Description of the task -
A verbatim copy is needed of the lines from the one containing "Recreate this image" down to the one containing "c_err = [0.02, 0.02, 0.03, 0.04, 0.04, 0.05]", inclusive. Print it with no pictures.

• • • • •

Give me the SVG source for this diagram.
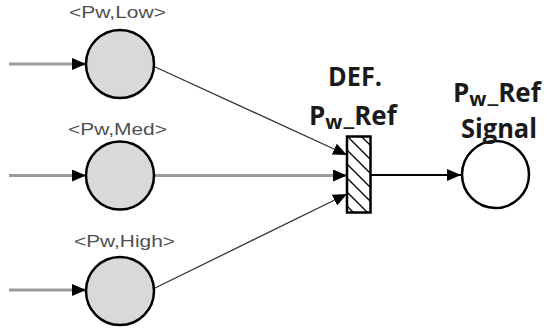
<svg xmlns="http://www.w3.org/2000/svg" width="547" height="328" viewBox="0 0 547 328">
<style>
.place{fill:#d9d9d9;stroke:#000;stroke-width:2.5}
.out{fill:#fff;stroke:#000;stroke-width:2.5}
.lbl{font-family:"Liberation Sans",Arial,sans-serif;font-size:16px;fill:#505050}
.big{font-family:"Open Sans","Liberation Sans",sans-serif;font-weight:bold;font-size:26px;fill:#1a1a1a}
.sub{font-size:20px}
.gray{stroke:#9a9a9a;stroke-width:3;fill:none}
.thin{stroke:#333;stroke-width:1.3;fill:none}
.blk{stroke:#000;stroke-width:2;fill:none}
</style>
<defs>
<marker id="arr" viewBox="0 0 14 12" refX="14" refY="6" markerWidth="14" markerHeight="12" markerUnits="userSpaceOnUse" orient="auto">
<path d="M0,0 L14,6 L0,12 z" fill="#000"/>
</marker>
<pattern id="hatch" patternUnits="userSpaceOnUse" width="14" height="14" x="347" y="136">
<path d="M0,0 L14,14 M-2,12 L2,16 M12,-2 L16,2" stroke="#000" stroke-width="1.3"/>
</pattern>
</defs>
<g id="connectors">
<line class="gray" x1="9" y1="64" x2="86" y2="64" marker-end="url(#arr)"/>
<line class="gray" x1="9" y1="175.5" x2="86" y2="175.5" marker-end="url(#arr)"/>
<line class="gray" x1="9" y1="290" x2="86" y2="290" marker-end="url(#arr)"/>
<line class="thin" x1="153" y1="66" x2="347" y2="155" marker-end="url(#arr)"/>
<line class="gray" x1="154" y1="175.5" x2="347" y2="175.5" marker-end="url(#arr)"/>
<line class="thin" x1="153" y1="289" x2="347" y2="194" marker-end="url(#arr)"/>
<line class="blk" x1="371" y1="175" x2="461" y2="175" marker-end="url(#arr)"/>
</g>
<g id="place-low">
<circle class="place" cx="120" cy="64" r="34"/>
<text class="lbl" x="69" y="18" textLength="97" lengthAdjust="spacingAndGlyphs">&lt;Pw,Low&gt;</text>
</g>
<g id="place-med">
<circle class="place" cx="120" cy="175.5" r="34"/>
<text class="lbl" x="68" y="135" textLength="99" lengthAdjust="spacingAndGlyphs">&lt;Pw,Med&gt;</text>
</g>
<g id="place-high">
<circle class="place" cx="120" cy="291" r="34"/>
<text class="lbl" x="74" y="247" textLength="101" lengthAdjust="spacingAndGlyphs">&lt;Pw,High&gt;</text>
</g>
<g id="transition-def">
<rect x="347" y="136.5" width="23.5" height="76" fill="url(#hatch)" stroke="#000" stroke-width="2.5"/>
<text class="big" x="328" y="86" textLength="54" lengthAdjust="spacingAndGlyphs">DEF.</text>
<text class="big" x="309" y="125">P<tspan class="sub" dy="4">w</tspan><tspan dy="-4" dx="1">_Ref</tspan></text>
</g>
<g id="place-signal">
<circle class="out" cx="495.5" cy="174.5" r="33.5"/>
<text class="big" x="453" y="102">P<tspan class="sub" dy="4">w</tspan><tspan dy="-4" dx="1">_Ref</tspan></text>
<text class="big" x="461" y="138" textLength="76" lengthAdjust="spacingAndGlyphs">Signal</text>
</g>
</svg>
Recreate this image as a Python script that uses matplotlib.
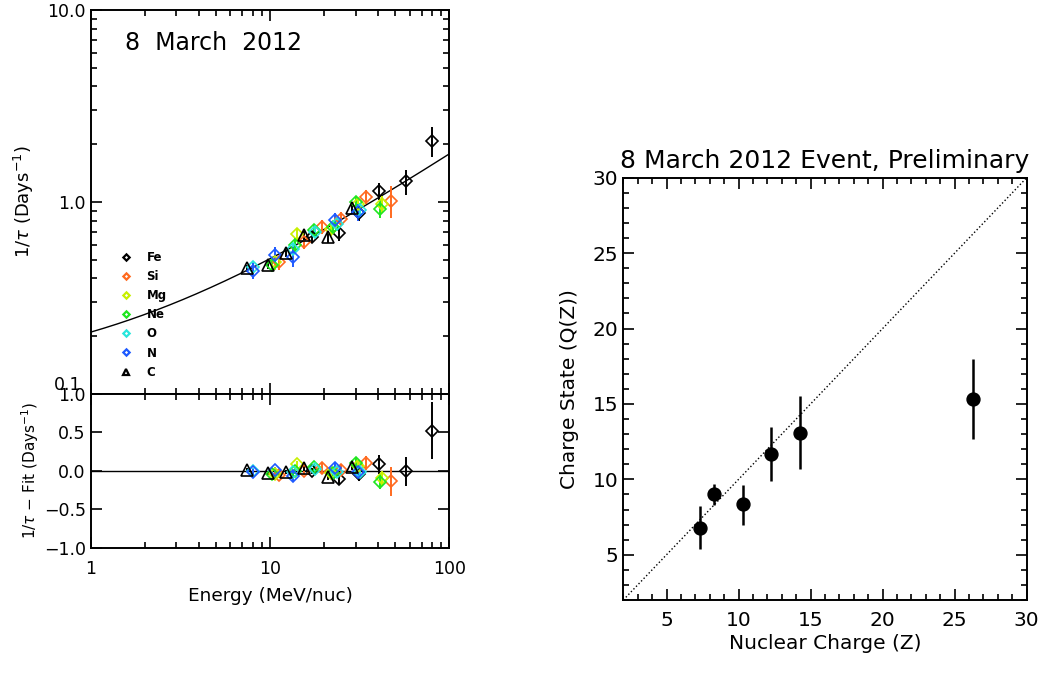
import numpy as np
import matplotlib
matplotlib.use("Agg")
import matplotlib.pyplot as plt
from matplotlib.lines import Line2D
from matplotlib.ticker import FixedLocator, FixedFormatter, LogLocator, NullFormatter, MultipleLocator

plt.rcParams['font.family'] = ['DejaVu Sans']
plt.rcParams['mathtext.fontset'] = 'dejavusans'

# ---------------- data: left panel (1/tau vs energy) ----------------
fe_E = [17.1, 24.4, 31.5, 40.4, 57.1, 79.8]
fe_y = [0.66, 0.69, 0.873, 1.14, 1.28, 2.08]
fe_err = [0.04, 0.06, 0.08, 0.12, 0.19, 0.37]

si_E = [11.2, 15.4, 19.4, 24.9, 34.3, 47.2]
si_y = [0.485, 0.62, 0.745, 0.82, 1.065, 1.015]
si_err = [0.04, 0.05, 0.06, 0.07, 0.09, 0.19]

mg_E = [10.6, 14.1, 22.0, 30.8, 42.0]
mg_y = [0.485, 0.685, 0.725, 0.975, 0.98]
mg_err = [0.04, 0.05, 0.06, 0.08, 0.10]

ne_E = [10.2, 13.8, 17.5, 22.5, 30.3, 41.1]
ne_y = [0.47, 0.597, 0.715, 0.74, 1.0, 0.925]
ne_err = [0.04, 0.05, 0.05, 0.06, 0.08, 0.10]

o_E = [8.07, 13.5, 17.9, 23.5, 31.8]
o_y = [0.46, 0.57, 0.70, 0.77, 0.91]
o_err = [0.03, 0.04, 0.05, 0.06, 0.08]

n_E = [8.07, 10.7, 13.5, 23.0, 31.0]
n_y = [0.439, 0.53, 0.52, 0.806, 0.89]
n_err = [0.04, 0.05, 0.06, 0.07, 0.09]

c_E = [7.41, 9.78, 12.3, 15.5, 21.1, 28.6]
c_y = [0.452, 0.47, 0.545, 0.673, 0.655, 0.927]
c_err = [0.02, 0.02, 0.03, 0.04, 0.04, 0.05]

species = ['Fe', 'Si', 'Mg', 'Ne', 'O', 'N', 'C']
colors = ['#000000', '#ff6a1f', '#c8f000', '#1ee61e', '#28e6dc', '#1e5aff', '#000000']
markers = ['D', 'D', 'D', 'D', 'D', 'D', '^']
series_E = [fe_E, si_E, mg_E, ne_E, o_E, n_E, c_E]
series_y = [fe_y, si_y, mg_y, ne_y, o_y, n_y, c_y]
series_err = [fe_err, si_err, mg_err, ne_err, o_err, n_err, c_err]

# fit: 1/tau = a + b * E^c
fit_a, fit_b, fit_c = 0.12, 0.09, 0.633
def fit(E):
    return fit_a + fit_b * np.asarray(E, dtype=float) ** fit_c

# ---------------- data: right panel (charge state) ----------------
Z_pos = [7.3, 8.3, 10.3, 12.25, 14.25, 26.25]
Q = [6.8, 9.0, 8.35, 11.7, 13.1, 15.3]
Q_low = [5.4, 8.3, 7.0, 9.9, 10.7, 12.7]
Q_high = [8.25, 9.7, 9.6, 13.5, 15.5, 17.95]

# ---------------- figure ----------------
W, H = 1041, 689
fig = plt.figure(figsize=(W / 100, H / 100), dpi=100)

def fx(px):
    return px / W

def fy(py):
    return 1 - py / H

L0, L1 = 90.7, 449.3
ax1 = fig.add_axes([fx(L0), fy(394), fx(L1 - L0), fy(10) - fy(394)])
ax2 = fig.add_axes([fx(L0), fy(547.7), fx(L1 - L0), fy(394) - fy(547.7)], sharex=ax1)
ax3 = fig.add_axes([fx(623.3), fy(600), fx(1026.7 - 623.3), fy(177.7) - fy(600)])

for ax in (ax1, ax2, ax3):
    for s in ax.spines.values():
        s.set_linewidth(1.4)
    ax.tick_params(which='both', direction='in', top=True, right=True, width=1.2)
    ax.tick_params(which='major', length=8)
    ax.tick_params(which='minor', length=4)

MS_D, MS_T = 6.0, 8.5

# upper panel
Ecurve = np.logspace(0, 2, 300)
ax1.plot(Ecurve, fit(Ecurve), color='black', lw=1.0, zorder=1)
for name, col, mk, E, y, e in zip(species, colors, markers, series_E, series_y, series_err):
    ax1.errorbar(E, y, yerr=e, fmt=mk, ms=MS_T if mk == '^' else MS_D, mfc='none', mec=col,
                 mew=1.2, ecolor=col, elinewidth=1.4, capsize=0, zorder=3)
ax1.set_xscale('log')
ax1.set_yscale('log')
ax1.set_xlim(1, 100)
ax1.set_ylim(0.1, 10)
ax1.yaxis.set_major_locator(FixedLocator([0.1, 1.0, 10.0]))
ax1.yaxis.set_major_formatter(FixedFormatter(['0.1', '1.0', '10.0']))
ax1.yaxis.set_minor_locator(LogLocator(base=10, subs=np.arange(2, 10)))
ax1.yaxis.set_minor_formatter(NullFormatter())
ax1.xaxis.set_minor_locator(LogLocator(base=10, subs=np.arange(2, 10)))
ax1.tick_params(axis='x', labelbottom=False)
ax1.tick_params(axis='y', labelsize=12.5)
ax1.set_ylabel(r'$1/\tau$ (Days$^{-1}$)', fontsize=13, labelpad=8)
ax1.text(0.095, 0.945, '8  March  2012', transform=ax1.transAxes, fontsize=17,
         ha='left', va='top')

handles = [Line2D([], [], ls='none', marker=mk, ms=(3.2 if mk == 'D' else 5.0), mfc='none',
                  mec=col, mew=1.6) for col, mk in zip(colors, markers)]
leg = ax1.legend(handles, species, loc='upper left', bbox_to_anchor=(0.07, 0.385),
                 frameon=False, handlelength=1.0, handletextpad=1.2, labelspacing=0.52,
                 prop={'size': 8.5, 'weight': 'bold'}, borderaxespad=0)

# lower panel (residuals)
ax2.axhline(0, color='black', lw=1.0, zorder=1)
for name, col, mk, E, y, e in zip(species, colors, markers, series_E, series_y, series_err):
    res = np.asarray(y) - fit(E)
    ax2.errorbar(E, res, yerr=e, fmt=mk, ms=MS_T if mk == '^' else MS_D, mfc='none', mec=col,
                 mew=1.2, ecolor=col, elinewidth=1.4, capsize=0, zorder=3)
ax2.set_xscale('log')
ax2.set_xlim(1, 100)
ax2.set_ylim(-1.0, 1.0)
ax2.yaxis.set_major_locator(FixedLocator([-1.0, -0.5, 0.0, 0.5, 1.0]))
ax2.yaxis.set_major_formatter(FixedFormatter(['\u22121.0', '\u22120.5', '0.0', '0.5', '1.0']))
ax2.xaxis.set_major_locator(FixedLocator([1, 10, 100]))
ax2.xaxis.set_major_formatter(FixedFormatter(['1', '10', '100']))
ax2.xaxis.set_minor_locator(LogLocator(base=10, subs=np.arange(2, 10)))
ax2.xaxis.set_minor_formatter(NullFormatter())
ax2.tick_params(axis='both', labelsize=12.5)
ax2.tick_params(axis='x', pad=9)
ax2.set_ylabel(r'$1/\tau$ $-$ Fit (Days$^{-1}$)', fontsize=11, labelpad=2)
ax2.set_xlabel('Energy (MeV/nuc)', fontsize=13.3, labelpad=6)

# right panel
zz = np.array([2, 30])
ax3.plot(zz, zz, ls=':', color='black', lw=1.0)
Qa = np.asarray(Q)
yerr = [Qa - np.asarray(Q_low), np.asarray(Q_high) - Qa]
ax3.errorbar(Z_pos, Q, yerr=yerr, fmt='o', ms=9.3, color='black', elinewidth=1.8, capsize=0)
ax3.set_xlim(2, 30)
ax3.set_ylim(2, 30)
ax3.xaxis.set_major_locator(FixedLocator([5, 10, 15, 20, 25, 30]))
ax3.yaxis.set_major_locator(FixedLocator([5, 10, 15, 20, 25, 30]))
ax3.xaxis.set_minor_locator(MultipleLocator(1))
ax3.yaxis.set_minor_locator(MultipleLocator(1))
ax3.tick_params(axis='both', labelsize=14.5)
ax3.tick_params(axis='x', pad=8)
ax3.set_xlabel('Nuclear Charge (Z)', fontsize=14.5, labelpad=3)
ax3.set_ylabel('Charge State (Q(Z))', fontsize=14.5, labelpad=10)
ax3.set_title('8 March 2012 Event, Preliminary', fontsize=18, pad=7)

fig.canvas.draw()
lab = ax1.yaxis.get_major_ticks()[0].label1
lab.set_verticalalignment('bottom')
lab.set_x(-0.012)

fig.savefig('out.png', dpi=100)
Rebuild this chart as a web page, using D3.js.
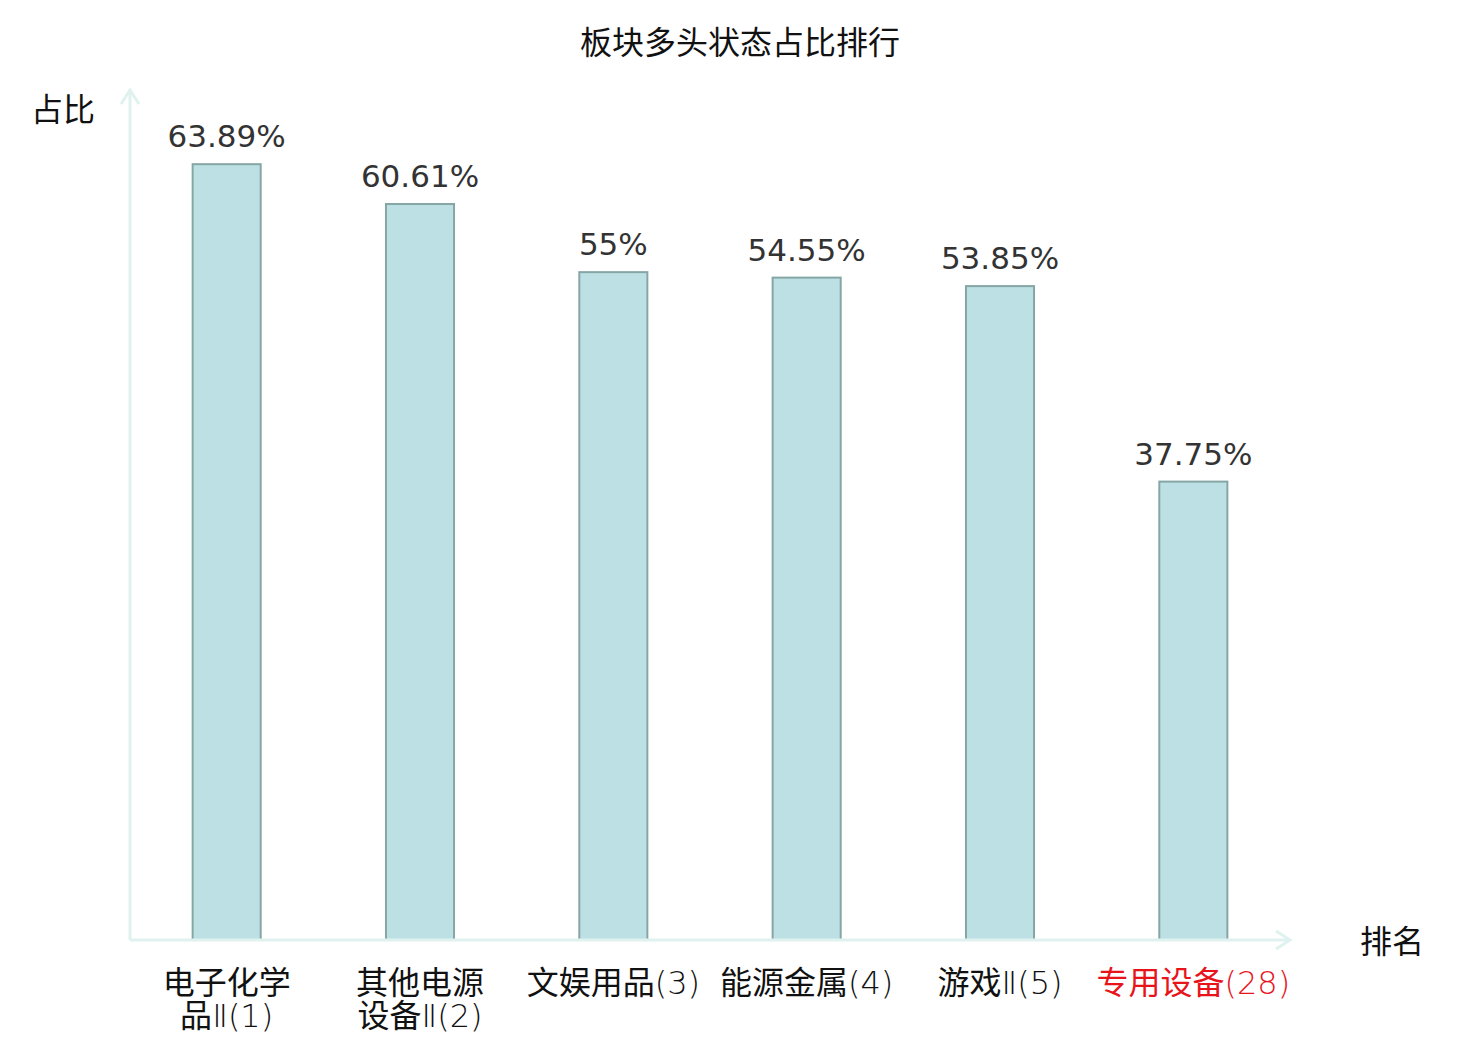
<!DOCTYPE html>
<html>
<head>
<meta charset="utf-8">
<script src="https://cdn.jsdelivr.net/npm/d3@7"></script>
<style>
  body { margin: 0; background: #fff; }
  svg { display: block; }
  text { font-family: "DejaVu Sans", "Noto Sans CJK SC", sans-serif; }
  .cjk { font-family: "Noto Sans CJK SC", sans-serif; }
  .thin { font-family: "DejaVu Sans", sans-serif; font-weight: 200; }
</style>
</head>
<body>
<svg width="1480" height="1040"></svg>
<script>
var categories = ["电子化学品Ⅱ(1)", "其他电源设备Ⅱ(2)", "文娱用品(3)", "能源金属(4)", "游戏Ⅱ(5)", "专用设备(28)"];
var labelLines = [["电子化学", "品Ⅱ(1)"], ["其他电源", "设备Ⅱ(2)"], ["文娱用品(3)"], ["能源金属(4)"], ["游戏Ⅱ(5)"], ["专用设备(28)"]];
var values = [63.89, 60.61, 55, 54.55, 53.85, 37.75];
var highlight = [false, false, false, false, false, true];

var svg = d3.select("svg"),
    margin = {top: 90, right: 190, bottom: 100, left: 130},
    width = +svg.attr("width") - margin.left - margin.right,
    height = +svg.attr("height") - margin.top - margin.bottom;

var axisColor = "#dff2ef";

var xScale = d3.scaleBand().domain(categories).range([0, width]).paddingInner(0.648).paddingOuter(0.324);
var yScale = d3.scaleLinear().domain([0, 70]).range([height, 0]);

var g = svg.append("g")
    .attr("transform", "translate(" + margin.left + "," + margin.top + ")");

// title
svg.append("text")
    .attr("class", "cjk")
    .attr("x", 740)
    .attr("y", 54)
    .attr("text-anchor", "middle")
    .attr("font-size", 32)
    .attr("fill", "#111")
    .text("板块多头状态占比排行");

// bars
g.selectAll(".bar")
    .data(values)
    .enter().append("rect")
    .attr("class", "bar")
    .attr("x", function (d, i) { return xScale(categories[i]); })
    .attr("y", function (d) { return yScale(d); })
    .attr("width", xScale.bandwidth())
    .attr("height", function (d) { return height - yScale(d); })
    .attr("fill", "#bce0e3")
    .attr("stroke", "#86a6a6")
    .attr("stroke-width", 2);

// value labels
g.selectAll(".val")
    .data(values)
    .enter().append("text")
    .attr("class", "val")
    .attr("x", function (d, i) { return xScale(categories[i]) + xScale.bandwidth() / 2; })
    .attr("y", function (d) { return yScale(d) - 17; })
    .attr("text-anchor", "middle")
    .attr("font-size", 31)
    .attr("fill", "#333")
    .text(function (d) { return d + "%"; });

// axes
g.append("line")
    .attr("x1", 0).attr("x2", 0)
    .attr("y1", height).attr("y2", 0)
    .attr("stroke", axisColor).attr("stroke-width", 3);
g.append("path")
    .attr("d", "M-9,14L0,0L9,14")
    .attr("fill", "none")
    .attr("stroke", axisColor).attr("stroke-width", 3);

g.append("line")
    .attr("x1", 0).attr("x2", width)
    .attr("y1", height).attr("y2", height)
    .attr("stroke", axisColor).attr("stroke-width", 3);
g.append("path")
    .attr("d", "M" + (width - 14) + "," + (height - 9) + "L" + width + "," + height + "L" + (width - 14) + "," + (height + 9))
    .attr("fill", "none")
    .attr("stroke", axisColor).attr("stroke-width", 3);

// category labels: CJK runs in Noto, the rest in thin DejaVu
function runs(s) {
    return s.match(/[\u4e00-\u9fff]+|[^\u4e00-\u9fff]+/g);
}
var xl = g.selectAll(".xl")
    .data(categories)
    .enter().append("text")
    .attr("class", "xl")
    .attr("text-anchor", "middle")
    .attr("font-size", 32)
    .attr("fill", function (d, i) { return highlight[i] ? "#e8141c" : "#111"; })
    .attr("transform", function (d) { return "translate(" + (xScale(d) + xScale.bandwidth() / 2) + "," + (height + 54) + ")"; });
xl.each(function (d, i) {
    var t = d3.select(this);
    labelLines[i].forEach(function (line, j) {
        runs(line).forEach(function (r, k) {
            var ts = t.append("tspan")
                .attr("class", /[\u4e00-\u9fff]/.test(r) ? "cjk" : "thin")
                .text(r);
            if (k === 0) ts.attr("x", 0).attr("y", j * 33);
        });
    });
});

// axis names
svg.append("text")
    .attr("class", "cjk")
    .attr("x", 63).attr("y", 121)
    .attr("text-anchor", "middle")
    .attr("font-size", 32)
    .attr("fill", "#111")
    .text("占比");

svg.append("text")
    .attr("class", "cjk")
    .attr("x", 1392).attr("y", 953)
    .attr("text-anchor", "middle")
    .attr("font-size", 32)
    .attr("fill", "#111")
    .text("排名");
</script>
</body>
</html>
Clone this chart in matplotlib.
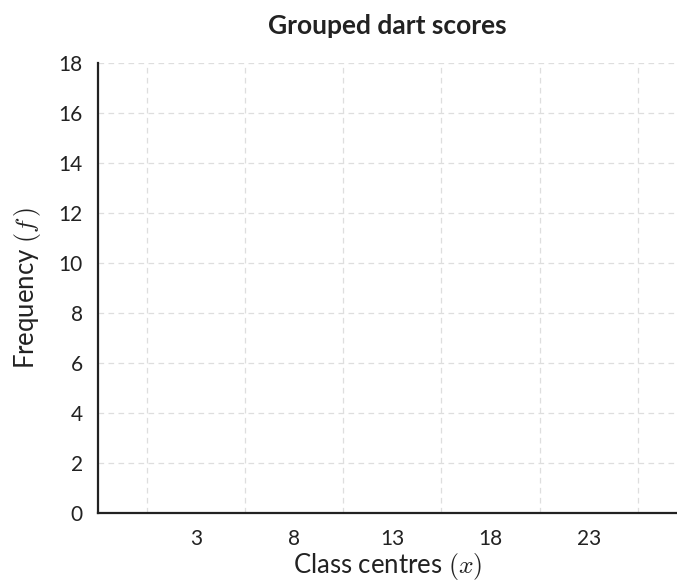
import numpy as np
import matplotlib
matplotlib.use('Agg')
import matplotlib.pyplot as plt

plt.rcParams['font.family'] = ['Lato', 'DejaVu Sans']
plt.rcParams['mathtext.fontset'] = 'cm'

# class centres shown on the x axis and the class boundaries (grid lines)
classCentres = [3, 8, 13, 18, 23]
classBounds = [0.5, 5.5, 10.5, 15.5, 20.5, 25.5]
freqTicks = [0, 2, 4, 6, 8, 10, 12, 14, 16, 18]

titleStr = 'Grouped dart scores'
xLabelStr = 'Class centres $(x)$'
yLabelStr = 'Frequency $(f\\,)$'

fig = plt.figure(figsize=(6.77, 5.81), dpi=100)
ax = fig.add_axes([0.1448, 0.1176, 0.8552, 0.7744])

ax.set_xlim(-2, 27.5)
ax.set_ylim(0, 18)

ax.set_xticks(classBounds, minor=True)
ax.set_xticks(classCentres)
ax.set_xticklabels([str(c) for c in classCentres])
ax.set_yticks(freqTicks)

gridStyle = dict(color='#dedede', linestyle=(0, (4.5, 3.5)), linewidth=0.9)
ax.xaxis.grid(which='minor', **gridStyle)
ax.yaxis.grid(which='major', **gridStyle)
ax.xaxis.grid(which='major', visible=False)
ax.set_axisbelow(True)

ax.tick_params(which='both', length=0, labelsize=15, colors='#222222')
ax.tick_params(axis='x', pad=12)
ax.tick_params(axis='y', pad=11)

for side in ['top', 'right']:
    ax.spines[side].set_visible(False)
for side in ['left', 'bottom']:
    ax.spines[side].set_linewidth(1.6)
    ax.spines[side].set_color('#222222')

ax.set_title(titleStr, fontsize=19, fontweight='bold', color='#222222', pad=21)
ax.set_xlabel(xLabelStr, fontsize=18.5, color='#222222', labelpad=1)
ax.set_ylabel(yLabelStr, fontsize=18.5, color='#222222', labelpad=11)

plt.savefig('out.png', dpi=100)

• • • • •

Response -
Recreate this image as a Python script that uses matplotlib.
import numpy as np
import matplotlib
matplotlib.use("Agg")
import matplotlib.pyplot as plt
from matplotlib.lines import Line2D
from matplotlib.ticker import FixedLocator, FixedFormatter, LogLocator, NullFormatter, MultipleLocator

plt.rcParams['font.family'] = ['DejaVu Sans']
plt.rcParams['mathtext.fontset'] = 'dejavusans'

# ---------------- data: left panel (1/tau vs energy) ----------------
fe_E = [17.1, 24.4, 31.5, 40.4, 57.1, 79.8]
fe_y = [0.66, 0.69, 0.873, 1.14, 1.28, 2.08]
fe_err = [0.04, 0.06, 0.08, 0.12, 0.19, 0.37]

si_E = [11.2, 15.4, 19.4, 24.9, 34.3, 47.2]
si_y = [0.485, 0.62, 0.745, 0.82, 1.065, 1.015]
si_err = [0.04, 0.05, 0.06, 0.07, 0.09, 0.19]

mg_E = [10.6, 14.1, 22.0, 30.8, 42.0]
mg_y = [0.485, 0.685, 0.725, 0.975, 0.98]
mg_err = [0.04, 0.05, 0.06, 0.08, 0.10]

ne_E = [10.2, 13.8, 17.5, 22.5, 30.3, 41.1]
ne_y = [0.47, 0.597, 0.715, 0.74, 1.0, 0.925]
ne_err = [0.04, 0.05, 0.05, 0.06, 0.08, 0.10]

o_E = [8.07, 13.5, 17.9, 23.5, 31.8]
o_y = [0.46, 0.57, 0.70, 0.77, 0.91]
o_err = [0.03, 0.04, 0.05, 0.06, 0.08]

n_E = [8.07, 10.7, 13.5, 23.0, 31.0]
n_y = [0.439, 0.53, 0.52, 0.806, 0.89]
n_err = [0.04, 0.05, 0.06, 0.07, 0.09]

c_E = [7.41, 9.78, 12.3, 15.5, 21.1, 28.6]
c_y = [0.452, 0.47, 0.545, 0.673, 0.655, 0.927]
c_err = [0.02, 0.02, 0.03, 0.04, 0.04, 0.05]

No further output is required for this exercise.